[Data extract]:
_ _ _ _ _

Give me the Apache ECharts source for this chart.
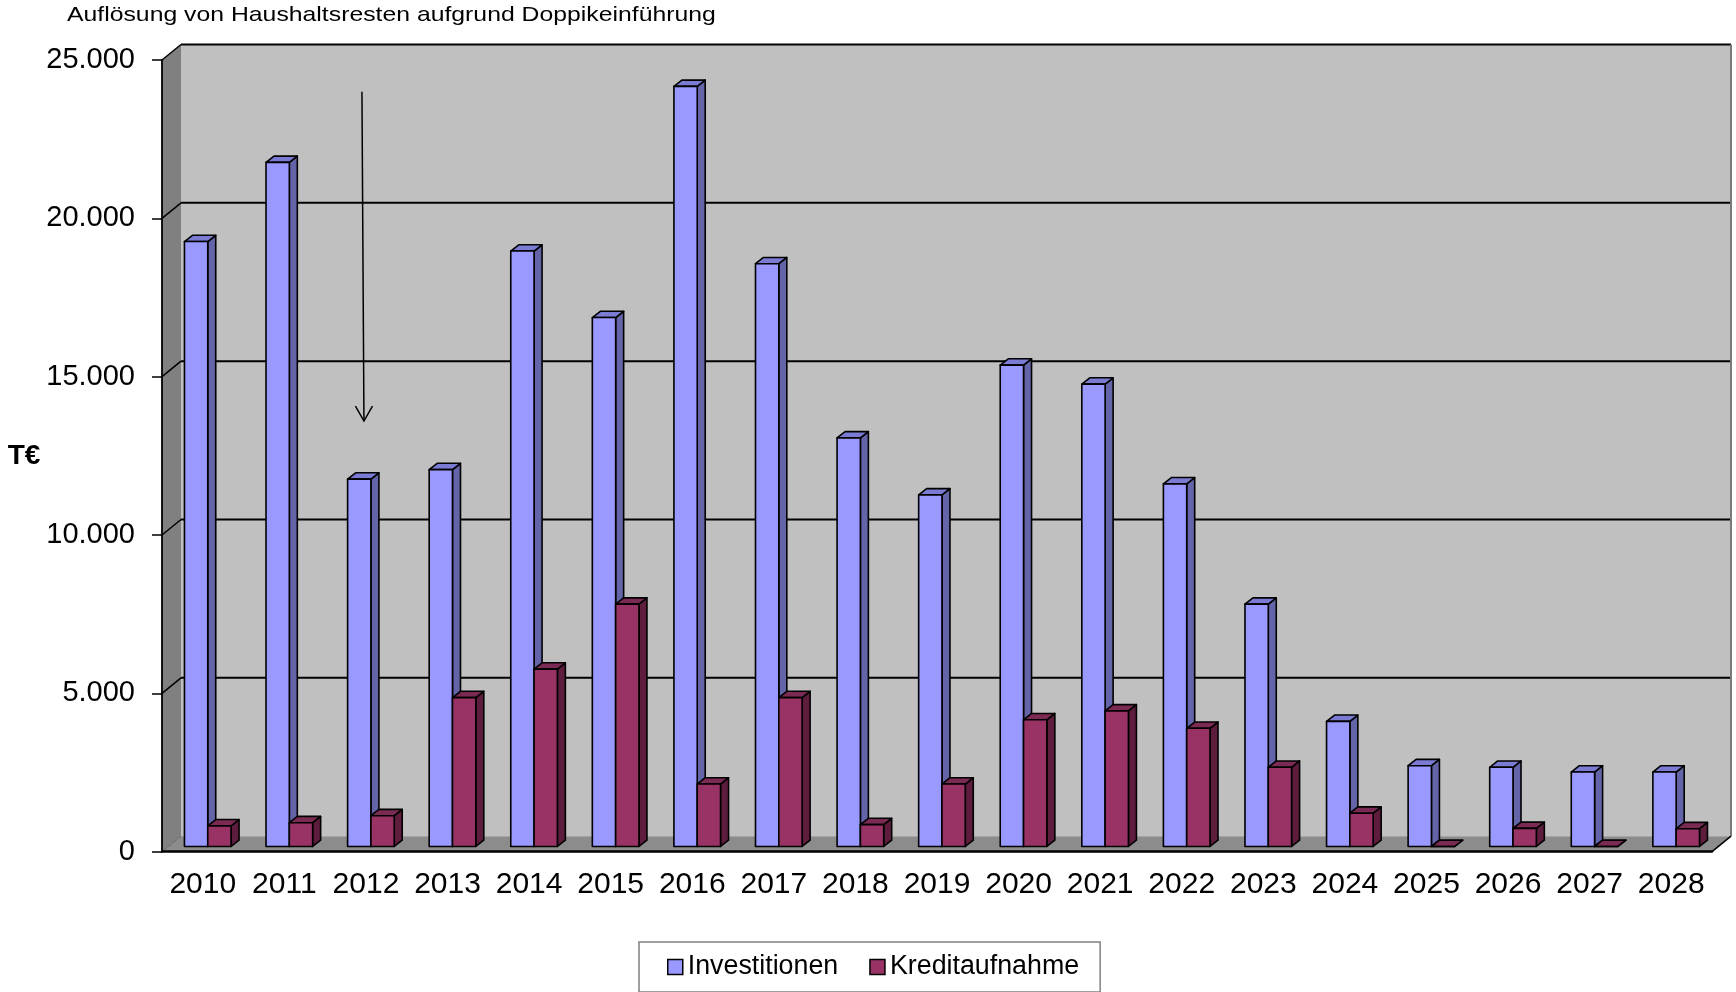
<!DOCTYPE html>
<html>
<head>
<meta charset="utf-8">
<script src="https://cdn.jsdelivr.net/npm/echarts@6/dist/echarts.min.js"></script>
<style>
html,body{margin:0;padding:0;background:#ffffff;}
#chart{width:1736px;height:992px;}
</style>
</head>
<body>
<div id="chart"></div>
<script>
// ---- data ----
const categories = ['2010','2011','2012','2013','2014','2015','2016','2017','2018','2019',
                    '2020','2021','2022','2023','2024','2025','2026','2027','2028'];
const investitionen = [19100, 21600, 11600, 11900, 18800, 16700, 24000, 18400, 12900, 11100,
                       15200, 14600, 11450, 7650, 3950, 2550, 2500, 2350, 2350];
const kreditaufnahme = [650, 750, 970, 4700, 5600, 7650, 1970, 4700, 690, 1970,
                        4000, 4280, 3730, 2500, 1050, 0, 570, 0, 560];
const yTicks = [0, 5000, 10000, 15000, 20000, 25000];
const seriesNames = ['Investitionen', 'Kreditaufnahme'];
const titleText = 'Auflösung von Haushaltsresten aufgrund Doppikeinführung';
const yName = 'T€';
const arrowCategory = '2012';
const arrowValues = [24000, 13600];

// ---- style constants ----
const FONT = '"Liberation Sans", Arial, Helvetica, sans-serif';
const DX = 19, DY = 15.5;          // 3D depth of the plot box
const BAR_F = 0.34;                // depth position of bar front plane
const BDX = 8, BDY = 6.3;          // bar depth
const BAR_W_FRAC = 0.2857;
const colInv = {front:'#9999ff', top:'#7b7bd4', side:'#6464a8'};
const colKred = {front:'#993366', top:'#7b2a54', side:'#5e1d3d'};

function fmt(v){ return String(v).replace(/\B(?=(\d{3})+(?!\d))/g, '.'); }

function renderWalls(params, api){
  const cs = params.coordSys;
  const x0 = cs.x, x1 = cs.x + cs.width;
  const yTop = api.coord([0, yTicks[yTicks.length-1]])[1];
  const yBot = api.coord([0, 0])[1];
  const ch = [];
  ch.push({type:'polygon', shape:{points:[[x0,yTop],[x0+DX,yTop-DY],[x0+DX,yBot-DY],[x0,yBot]]},
           style:{fill:'#808080'}});
  ch.push({type:'rect', shape:{x:x0+DX, y:yTop-DY, width:x1-x0, height:yBot-yTop},
           style:{fill:'#c0c0c0'}});
  ch.push({type:'polygon', shape:{points:[[x0,yBot],[x0+DX,yBot-DY],[x1+DX,yBot-DY],[x1,yBot]]},
           style:{fill:'#8c8c8c'}});
  yTicks.forEach(function(v){
    const y = api.coord([0, v])[1];
    if (v !== 0){
      ch.push({type:'line', shape:{x1:x0+DX, y1:y-DY, x2:x1+DX, y2:y-DY},
               style:{stroke:'#000', lineWidth:2}});
    }
    ch.push({type:'line', shape:{x1:x0, y1:y, x2:x0+DX, y2:y-DY},
             style:{stroke: v === 0 ? '#6a6a6a' : '#000', lineWidth: v === 0 ? 1 : 1.5}});
  });
  ch.push({type:'line', shape:{x1:x1+DX, y1:yTop-DY, x2:x1+DX, y2:yBot-DY},
           style:{stroke:'#7a7a7a', lineWidth:2}});
  ch.push({type:'line', shape:{x1:x1, y1:yBot, x2:x1+DX, y2:yBot-DY},
           style:{stroke:'#000', lineWidth:1.5}});
  return {type:'group', children:ch};
}

function makeBarRenderer(side, col){
  return function(params, api){
    const i = api.value(0), v = api.value(1);
    const top = api.coord([i, v]);
    const base = api.coord([i, 0]);
    const band = api.size([1, 0])[0];
    const bw = band * BAR_W_FRAC;
    const ox = BAR_F * DX - 1.5, oy = -BAR_F * DY;
    const xl = top[0] + ox + (side === 0 ? -bw : 0);
    const xr = xl + bw;
    const yt = top[1] + oy, yb = base[1] + oy;
    const st = {stroke:'#000', lineWidth:1.6, lineJoin:'round'};
    return {type:'group', children:[
      {type:'polygon', shape:{points:[[xr,yt],[xr+BDX,yt-BDY],[xr+BDX,yb-BDY],[xr,yb]]},
       style:Object.assign({fill:col.side}, st)},
      {type:'polygon', shape:{points:[[xl,yt],[xr,yt],[xr+BDX,yt-BDY],[xl+BDX,yt-BDY]]},
       style:Object.assign({fill:col.top}, st)},
      {type:'rect', shape:{x:xl, y:yt, width:bw, height:yb-yt},
       style:Object.assign({fill:col.front}, st)}
    ]};
  };
}

const chart = echarts.init(document.getElementById('chart'), null, {renderer:'canvas'});
const option = {
  animation:false,
  backgroundColor:'#ffffff',
  textStyle:{fontFamily:FONT},
  grid:{left:162, top:60, width:1550, height:791.7, containLabel:false},
  legend:{
    data:seriesNames,
    left:639, top:942,
    orient:'horizontal',
    icon:'rect',
    itemWidth:15, itemHeight:15, itemGap:31,
    padding:[10,21,10,28],
    borderColor:'#808080', borderWidth:1.5,
    itemStyle:{borderColor:'#000', borderWidth:1.5},
    textStyle:{fontSize:26.8, color:'#000', fontFamily:FONT, lineHeight:30}
  },
  xAxis:{
    type:'category', data:categories, z:10,
    axisLine:{show:true, lineStyle:{color:'#000', width:2.5}},
    axisTick:{show:false},
    axisLabel:{fontSize:30, color:'#000', fontFamily:FONT, margin:18, interval:0},
    splitLine:{show:false}
  },
  yAxis:{
    type:'value', min:0, max:25000, interval:5000, z:10,
    name:yName, nameLocation:'middle', nameGap:138, nameRotate:0,
    nameTextStyle:{fontSize:28, fontWeight:'bold', color:'#000', fontFamily:FONT,
                   align:'center', verticalAlign:'middle', padding:[0,0,14,0]},
    axisLine:{show:true, lineStyle:{color:'#000', width:1.8}},
    axisTick:{show:true, length:10, lineStyle:{color:'#000', width:1.5}},
    axisLabel:{fontSize:29, color:'#000', fontFamily:FONT, margin:27, formatter:fmt},
    splitLine:{show:false}
  },
  series:[
    {type:'custom', name:'walls', silent:true, z:1, renderItem:renderWalls, data:[[0,0]],
     encode:{x:0, y:1}},
    {type:'custom', name:seriesNames[0], z:2, renderItem:makeBarRenderer(0, colInv),
     itemStyle:{color:colInv.front},
     data:investitionen.map(function(v,i){return [i,v];}), encode:{x:0, y:1}},
    {type:'custom', name:seriesNames[1], z:3, renderItem:makeBarRenderer(1, colKred),
     itemStyle:{color:colKred.front},
     data:kreditaufnahme.map(function(v,i){return [i,v];}), encode:{x:0, y:1}}
  ]
};
chart.setOption(option);

const pA = chart.convertToPixel({gridIndex:0}, [arrowCategory, arrowValues[0]]);
const pB = chart.convertToPixel({gridIndex:0}, [arrowCategory, arrowValues[1]]);
const ax = pA[0] - 3;
chart.setOption({
  graphic:[
    {type:'text', x:67, y:5, scaleX:1.18, z:20,
     style:{text:titleText, fontSize:21, fill:'#000', fontFamily:FONT, textVerticalAlign:'top'}},
    {type:'line', z:20, shape:{x1:ax-1, y1:pA[1], x2:ax+1, y2:pB[1]},
     style:{stroke:'#000', lineWidth:1.5}},
    {type:'polyline', z:20, shape:{points:[[ax+1-8.5, pB[1]-15],[ax+1, pB[1]],[ax+1+8.5, pB[1]-15]]},
     style:{stroke:'#000', lineWidth:1.5, fill:null}}
  ]
});
</script>
</body>
</html>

_ _ _ _ _

[What this task involves]:
Write out every line above exactly as it is, leaving out the pictures.

[Worked solution]:
Give me the Apache ECharts source for this chart.
<!DOCTYPE html>
<html>
<head>
<meta charset="utf-8">
<script src="https://cdn.jsdelivr.net/npm/echarts@6/dist/echarts.min.js"></script>
<style>
html,body{margin:0;padding:0;background:#ffffff;}
#chart{width:1736px;height:992px;}
</style>
</head>
<body>
<div id="chart"></div>
<script>
// ---- data ----
const categories = ['2010','2011','2012','2013','2014','2015','2016','2017','2018','2019',
                    '2020','2021','2022','2023','2024','2025','2026','2027','2028'];
const investitionen = [19100, 21600, 11600, 11900, 18800, 16700, 24000, 18400, 12900, 11100,
                       15200, 14600, 11450, 7650, 3950, 2550, 2500, 2350, 2350];
const kreditaufnahme = [650, 750, 970, 4700, 5600, 7650, 1970, 4700, 690, 1970,
                        4000, 4280, 3730, 2500, 1050, 0, 570, 0, 560];
const yTicks = [0, 5000, 10000, 15000, 20000, 25000];
const seriesNames = ['Investitionen', 'Kreditaufnahme'];
const titleText = 'Auflösung von Haushaltsresten aufgrund Doppikeinführung';
const yName = 'T€';
const arrowCategory = '2012';
const arrowValues = [24000, 13600];

// ---- style constants ----
const FONT = '"Liberation Sans", Arial, Helvetica, sans-serif';
const DX = 19, DY = 15.5;          // 3D depth of the plot box
const BAR_F = 0.34;                // depth position of bar front plane
const BDX = 8, BDY = 6.3;          // bar depth
const BAR_W_FRAC = 0.2857;
const colInv = {front:'#9999ff', top:'#7b7bd4', side:'#6464a8'};
const colKred = {front:'#993366', top:'#7b2a54', side:'#5e1d3d'};

function fmt(v){ return String(v).replace(/\B(?=(\d{3})+(?!\d))/g, '.'); }

function renderWalls(params, api){
  const cs = params.coordSys;
  const x0 = cs.x, x1 = cs.x + cs.width;
  const yTop = api.coord([0, yTicks[yTicks.length-1]])[1];
  const yBot = api.coord([0, 0])[1];
  const ch = [];
  ch.push({type:'polygon', shape:{points:[[x0,yTop],[x0+DX,yTop-DY],[x0+DX,yBot-DY],[x0,yBot]]},
           style:{fill:'#808080'}});
  ch.push({type:'rect', shape:{x:x0+DX, y:yTop-DY, width:x1-x0, height:yBot-yTop},
           style:{fill:'#c0c0c0'}});
  ch.push({type:'polygon', shape:{points:[[x0,yBot],[x0+DX,yBot-DY],[x1+DX,yBot-DY],[x1,yBot]]},
           style:{fill:'#8c8c8c'}});
  yTicks.forEach(function(v){
    const y = api.coord([0, v])[1];
    if (v !== 0){
      ch.push({type:'line', shape:{x1:x0+DX, y1:y-DY, x2:x1+DX, y2:y-DY},
               style:{stroke:'#000', lineWidth:2}});
    }
    ch.push({type:'line', shape:{x1:x0, y1:y, x2:x0+DX, y2:y-DY},
             style:{stroke: v === 0 ? '#6a6a6a' : '#000', lineWidth: v === 0 ? 1 : 1.5}});
  });
  ch.push({type:'line', shape:{x1:x1+DX, y1:yTop-DY, x2:x1+DX, y2:yBot-DY},
           style:{stroke:'#7a7a7a', lineWidth:2}});
  ch.push({type:'line', shape:{x1:x1, y1:yBot, x2:x1+DX, y2:yBot-DY},
           style:{stroke:'#000', lineWidth:1.5}});
  return {type:'group', children:ch};
}

function makeBarRenderer(side, col){
  return function(params, api){
    const i = api.value(0), v = api.value(1);
    const top = api.coord([i, v]);
    const base = api.coord([i, 0]);
    const band = api.size([1, 0])[0];
    const bw = band * BAR_W_FRAC;
    const ox = BAR_F * DX - 1.5, oy = -BAR_F * DY;
    const xl = top[0] + ox + (side === 0 ? -bw : 0);
    const xr = xl + bw;
    const yt = top[1] + oy, yb = base[1] + oy;
    const st = {stroke:'#000', lineWidth:1.6, lineJoin:'round'};
    return {type:'group', children:[
      {type:'polygon', shape:{points:[[xr,yt],[xr+BDX,yt-BDY],[xr+BDX,yb-BDY],[xr,yb]]},
       style:Object.assign({fill:col.side}, st)},
      {type:'polygon', shape:{points:[[xl,yt],[xr,yt],[xr+BDX,yt-BDY],[xl+BDX,yt-BDY]]},
       style:Object.assign({fill:col.top}, st)},
      {type:'rect', shape:{x:xl, y:yt, width:bw, height:yb-yt},
       style:Object.assign({fill:col.front}, st)}
    ]};
  };
}

const chart = echarts.init(document.getElementById('chart'), null, {renderer:'canvas'});
const option = {
  animation:false,
  backgroundColor:'#ffffff',
  textStyle:{fontFamily:FONT},
  grid:{left:162, top:60, width:1550, height:791.7, containLabel:false},
  legend:{
    data:seriesNames,
    left:639, top:942,
    orient:'horizontal',
    icon:'rect',
    itemWidth:15, itemHeight:15, itemGap:31,
    padding:[10,21,10,28],
    borderColor:'#808080', borderWidth:1.5,
    itemStyle:{borderColor:'#000', borderWidth:1.5},
    textStyle:{fontSize:26.8, color:'#000', fontFamily:FONT, lineHeight:30}
  },
  xAxis:{
    type:'category', data:categories, z:10,
    axisLine:{show:true, lineStyle:{color:'#000', width:2.5}},
    axisTick:{show:false},
    axisLabel:{fontSize:30, color:'#000', fontFamily:FONT, margin:18, interval:0},
    splitLine:{show:false}
  },
  yAxis:{
    type:'value', min:0, max:25000, interval:5000, z:10,
    name:yName, nameLocation:'middle', nameGap:138, nameRotate:0,
    nameTextStyle:{fontSize:28, fontWeight:'bold', color:'#000', fontFamily:FONT,
                   align:'center', verticalAlign:'middle', padding:[0,0,14,0]},
    axisLine:{show:true, lineStyle:{color:'#000', width:1.8}},
    axisTick:{show:true, length:10, lineStyle:{color:'#000', width:1.5}},
    axisLabel:{fontSize:29, color:'#000', fontFamily:FONT, margin:27, formatter:fmt},
    splitLine:{show:false}
  },
  series:[
    {type:'custom', name:'walls', silent:true, z:1, renderItem:renderWalls, data:[[0,0]],
     encode:{x:0, y:1}},
    {type:'custom', name:seriesNames[0], z:2, renderItem:makeBarRenderer(0, colInv),
     itemStyle:{color:colInv.front},
     data:investitionen.map(function(v,i){return [i,v];}), encode:{x:0, y:1}},
    {type:'custom', name:seriesNames[1], z:3, renderItem:makeBarRenderer(1, colKred),
     itemStyle:{color:colKred.front},
     data:kreditaufnahme.map(function(v,i){return [i,v];}), encode:{x:0, y:1}}
  ]
};
chart.setOption(option);

const pA = chart.convertToPixel({gridIndex:0}, [arrowCategory, arrowValues[0]]);
const pB = chart.convertToPixel({gridIndex:0}, [arrowCategory, arrowValues[1]]);
const ax = pA[0] - 3;
chart.setOption({
  graphic:[
    {type:'text', x:67, y:5, scaleX:1.18, z:20,
     style:{text:titleText, fontSize:21, fill:'#000', fontFamily:FONT, textVerticalAlign:'top'}},
    {type:'line', z:20, shape:{x1:ax-1, y1:pA[1], x2:ax+1, y2:pB[1]},
     style:{stroke:'#000', lineWidth:1.5}},
    {type:'polyline', z:20, shape:{points:[[ax+1-8.5, pB[1]-15],[ax+1, pB[1]],[ax+1+8.5, pB[1]-15]]},
     style:{stroke:'#000', lineWidth:1.5, fill:null}}
  ]
});
</script>
</body>
</html>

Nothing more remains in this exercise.